### PROVIDED MATERIAL
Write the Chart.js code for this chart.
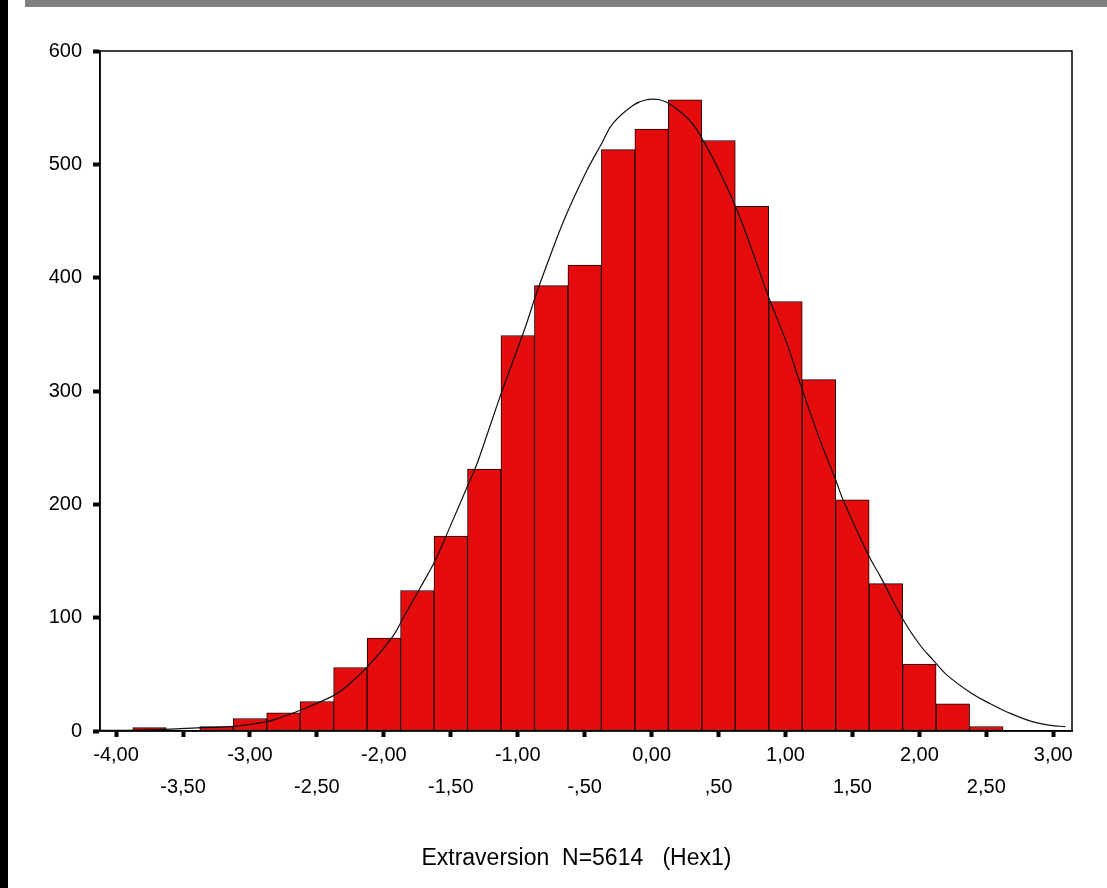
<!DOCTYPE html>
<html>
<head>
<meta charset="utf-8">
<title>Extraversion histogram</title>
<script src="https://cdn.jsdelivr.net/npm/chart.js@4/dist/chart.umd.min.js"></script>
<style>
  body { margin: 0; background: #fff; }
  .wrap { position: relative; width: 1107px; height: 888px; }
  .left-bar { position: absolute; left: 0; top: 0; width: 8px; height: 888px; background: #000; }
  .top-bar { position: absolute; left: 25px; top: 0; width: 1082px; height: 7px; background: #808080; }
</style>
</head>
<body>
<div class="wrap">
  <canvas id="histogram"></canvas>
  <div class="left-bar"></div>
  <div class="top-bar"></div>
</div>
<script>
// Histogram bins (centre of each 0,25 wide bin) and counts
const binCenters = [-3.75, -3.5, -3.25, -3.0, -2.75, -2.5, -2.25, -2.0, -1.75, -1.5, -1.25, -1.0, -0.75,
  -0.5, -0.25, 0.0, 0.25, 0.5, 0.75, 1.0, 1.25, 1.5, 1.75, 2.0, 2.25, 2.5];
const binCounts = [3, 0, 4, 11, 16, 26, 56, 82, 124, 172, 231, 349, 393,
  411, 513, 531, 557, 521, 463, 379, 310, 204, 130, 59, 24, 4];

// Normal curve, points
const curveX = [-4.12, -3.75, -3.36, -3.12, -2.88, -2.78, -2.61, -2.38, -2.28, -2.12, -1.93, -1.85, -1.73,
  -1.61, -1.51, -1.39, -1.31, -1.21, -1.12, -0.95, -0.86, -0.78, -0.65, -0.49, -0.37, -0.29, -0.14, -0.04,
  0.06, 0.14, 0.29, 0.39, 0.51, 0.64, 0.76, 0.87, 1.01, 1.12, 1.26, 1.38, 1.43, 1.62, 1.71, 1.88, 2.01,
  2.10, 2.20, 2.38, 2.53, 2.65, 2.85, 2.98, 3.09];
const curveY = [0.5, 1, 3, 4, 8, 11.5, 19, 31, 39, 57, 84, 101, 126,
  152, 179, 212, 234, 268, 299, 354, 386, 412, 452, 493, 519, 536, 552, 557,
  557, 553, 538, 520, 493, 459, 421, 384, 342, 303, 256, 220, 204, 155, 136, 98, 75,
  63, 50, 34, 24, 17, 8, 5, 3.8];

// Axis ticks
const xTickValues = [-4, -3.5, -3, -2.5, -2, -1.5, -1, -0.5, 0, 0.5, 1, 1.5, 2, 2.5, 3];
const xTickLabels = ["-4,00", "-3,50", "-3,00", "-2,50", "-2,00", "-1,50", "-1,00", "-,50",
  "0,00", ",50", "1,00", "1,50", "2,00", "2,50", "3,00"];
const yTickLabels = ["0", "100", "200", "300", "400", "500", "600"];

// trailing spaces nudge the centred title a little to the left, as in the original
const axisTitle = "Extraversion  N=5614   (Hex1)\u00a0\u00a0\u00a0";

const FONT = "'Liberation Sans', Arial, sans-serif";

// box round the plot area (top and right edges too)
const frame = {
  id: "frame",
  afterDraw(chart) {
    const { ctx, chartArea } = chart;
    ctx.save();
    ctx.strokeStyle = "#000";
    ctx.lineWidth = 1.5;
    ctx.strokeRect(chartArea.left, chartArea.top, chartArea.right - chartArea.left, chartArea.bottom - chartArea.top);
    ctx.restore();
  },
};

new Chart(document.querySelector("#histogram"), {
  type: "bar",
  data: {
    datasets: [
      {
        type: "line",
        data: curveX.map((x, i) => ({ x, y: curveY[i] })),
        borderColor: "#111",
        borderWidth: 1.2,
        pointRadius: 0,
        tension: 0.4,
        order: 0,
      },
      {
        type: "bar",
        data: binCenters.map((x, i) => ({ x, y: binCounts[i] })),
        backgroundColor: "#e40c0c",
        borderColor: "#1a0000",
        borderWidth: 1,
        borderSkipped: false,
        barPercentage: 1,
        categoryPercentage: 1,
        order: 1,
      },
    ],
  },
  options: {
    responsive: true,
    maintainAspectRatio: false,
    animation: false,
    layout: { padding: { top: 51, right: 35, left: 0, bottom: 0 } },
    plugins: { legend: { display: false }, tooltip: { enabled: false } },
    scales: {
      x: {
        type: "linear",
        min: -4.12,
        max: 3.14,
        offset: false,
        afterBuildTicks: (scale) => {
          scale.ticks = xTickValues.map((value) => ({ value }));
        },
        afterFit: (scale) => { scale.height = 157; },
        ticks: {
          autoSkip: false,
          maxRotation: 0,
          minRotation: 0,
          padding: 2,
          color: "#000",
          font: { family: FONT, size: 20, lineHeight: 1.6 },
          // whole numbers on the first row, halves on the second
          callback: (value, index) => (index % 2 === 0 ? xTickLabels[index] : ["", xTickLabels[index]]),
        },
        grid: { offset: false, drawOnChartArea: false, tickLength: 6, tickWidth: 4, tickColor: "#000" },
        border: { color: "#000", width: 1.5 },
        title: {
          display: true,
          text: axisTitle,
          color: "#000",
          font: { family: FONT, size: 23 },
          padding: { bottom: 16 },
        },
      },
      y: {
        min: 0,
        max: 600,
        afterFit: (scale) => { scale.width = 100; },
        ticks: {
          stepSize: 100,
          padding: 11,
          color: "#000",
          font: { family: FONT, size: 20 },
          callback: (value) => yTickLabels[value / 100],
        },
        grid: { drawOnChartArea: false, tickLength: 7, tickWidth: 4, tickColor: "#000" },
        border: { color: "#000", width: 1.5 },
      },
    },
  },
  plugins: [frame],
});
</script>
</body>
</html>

### INSTRUCTIONS FOR THE TASK
Reproduce each line word for word and drop the pictures.

### SOLUTION TO THIS EXERCISE
Write the Chart.js code for this chart.
<!DOCTYPE html>
<html>
<head>
<meta charset="utf-8">
<title>Extraversion histogram</title>
<script src="https://cdn.jsdelivr.net/npm/chart.js@4/dist/chart.umd.min.js"></script>
<style>
  body { margin: 0; background: #fff; }
  .wrap { position: relative; width: 1107px; height: 888px; }
  .left-bar { position: absolute; left: 0; top: 0; width: 8px; height: 888px; background: #000; }
  .top-bar { position: absolute; left: 25px; top: 0; width: 1082px; height: 7px; background: #808080; }
</style>
</head>
<body>
<div class="wrap">
  <canvas id="histogram"></canvas>
  <div class="left-bar"></div>
  <div class="top-bar"></div>
</div>
<script>
// Histogram bins (centre of each 0,25 wide bin) and counts
const binCenters = [-3.75, -3.5, -3.25, -3.0, -2.75, -2.5, -2.25, -2.0, -1.75, -1.5, -1.25, -1.0, -0.75,
  -0.5, -0.25, 0.0, 0.25, 0.5, 0.75, 1.0, 1.25, 1.5, 1.75, 2.0, 2.25, 2.5];
const binCounts = [3, 0, 4, 11, 16, 26, 56, 82, 124, 172, 231, 349, 393,
  411, 513, 531, 557, 521, 463, 379, 310, 204, 130, 59, 24, 4];

// Normal curve, points
const curveX = [-4.12, -3.75, -3.36, -3.12, -2.88, -2.78, -2.61, -2.38, -2.28, -2.12, -1.93, -1.85, -1.73,
  -1.61, -1.51, -1.39, -1.31, -1.21, -1.12, -0.95, -0.86, -0.78, -0.65, -0.49, -0.37, -0.29, -0.14, -0.04,
  0.06, 0.14, 0.29, 0.39, 0.51, 0.64, 0.76, 0.87, 1.01, 1.12, 1.26, 1.38, 1.43, 1.62, 1.71, 1.88, 2.01,
  2.10, 2.20, 2.38, 2.53, 2.65, 2.85, 2.98, 3.09];
const curveY = [0.5, 1, 3, 4, 8, 11.5, 19, 31, 39, 57, 84, 101, 126,
  152, 179, 212, 234, 268, 299, 354, 386, 412, 452, 493, 519, 536, 552, 557,
  557, 553, 538, 520, 493, 459, 421, 384, 342, 303, 256, 220, 204, 155, 136, 98, 75,
  63, 50, 34, 24, 17, 8, 5, 3.8];

// Axis ticks
const xTickValues = [-4, -3.5, -3, -2.5, -2, -1.5, -1, -0.5, 0, 0.5, 1, 1.5, 2, 2.5, 3];
const xTickLabels = ["-4,00", "-3,50", "-3,00", "-2,50", "-2,00", "-1,50", "-1,00", "-,50",
  "0,00", ",50", "1,00", "1,50", "2,00", "2,50", "3,00"];
const yTickLabels = ["0", "100", "200", "300", "400", "500", "600"];

// trailing spaces nudge the centred title a little to the left, as in the original
const axisTitle = "Extraversion  N=5614   (Hex1)\u00a0\u00a0\u00a0";

const FONT = "'Liberation Sans', Arial, sans-serif";

// box round the plot area (top and right edges too)
const frame = {
  id: "frame",
  afterDraw(chart) {
    const { ctx, chartArea } = chart;
    ctx.save();
    ctx.strokeStyle = "#000";
    ctx.lineWidth = 1.5;
    ctx.strokeRect(chartArea.left, chartArea.top, chartArea.right - chartArea.left, chartArea.bottom - chartArea.top);
    ctx.restore();
  },
};

new Chart(document.querySelector("#histogram"), {
  type: "bar",
  data: {
    datasets: [
      {
        type: "line",
        data: curveX.map((x, i) => ({ x, y: curveY[i] })),
        borderColor: "#111",
        borderWidth: 1.2,
        pointRadius: 0,
        tension: 0.4,
        order: 0,
      },
      {
        type: "bar",
        data: binCenters.map((x, i) => ({ x, y: binCounts[i] })),
        backgroundColor: "#e40c0c",
        borderColor: "#1a0000",
        borderWidth: 1,
        borderSkipped: false,
        barPercentage: 1,
        categoryPercentage: 1,
        order: 1,
      },
    ],
  },
  options: {
    responsive: true,
    maintainAspectRatio: false,
    animation: false,
    layout: { padding: { top: 51, right: 35, left: 0, bottom: 0 } },
    plugins: { legend: { display: false }, tooltip: { enabled: false } },
    scales: {
      x: {
        type: "linear",
        min: -4.12,
        max: 3.14,
        offset: false,
        afterBuildTicks: (scale) => {
          scale.ticks = xTickValues.map((value) => ({ value }));
        },
        afterFit: (scale) => { scale.height = 157; },
        ticks: {
          autoSkip: false,
          maxRotation: 0,
          minRotation: 0,
          padding: 2,
          color: "#000",
          font: { family: FONT, size: 20, lineHeight: 1.6 },
          // whole numbers on the first row, halves on the second
          callback: (value, index) => (index % 2 === 0 ? xTickLabels[index] : ["", xTickLabels[index]]),
        },
        grid: { offset: false, drawOnChartArea: false, tickLength: 6, tickWidth: 4, tickColor: "#000" },
        border: { color: "#000", width: 1.5 },
        title: {
          display: true,
          text: axisTitle,
          color: "#000",
          font: { family: FONT, size: 23 },
          padding: { bottom: 16 },
        },
      },
      y: {
        min: 0,
        max: 600,
        afterFit: (scale) => { scale.width = 100; },
        ticks: {
          stepSize: 100,
          padding: 11,
          color: "#000",
          font: { family: FONT, size: 20 },
          callback: (value) => yTickLabels[value / 100],
        },
        grid: { drawOnChartArea: false, tickLength: 7, tickWidth: 4, tickColor: "#000" },
        border: { color: "#000", width: 1.5 },
      },
    },
  },
  plugins: [frame],
});
</script>
</body>
</html>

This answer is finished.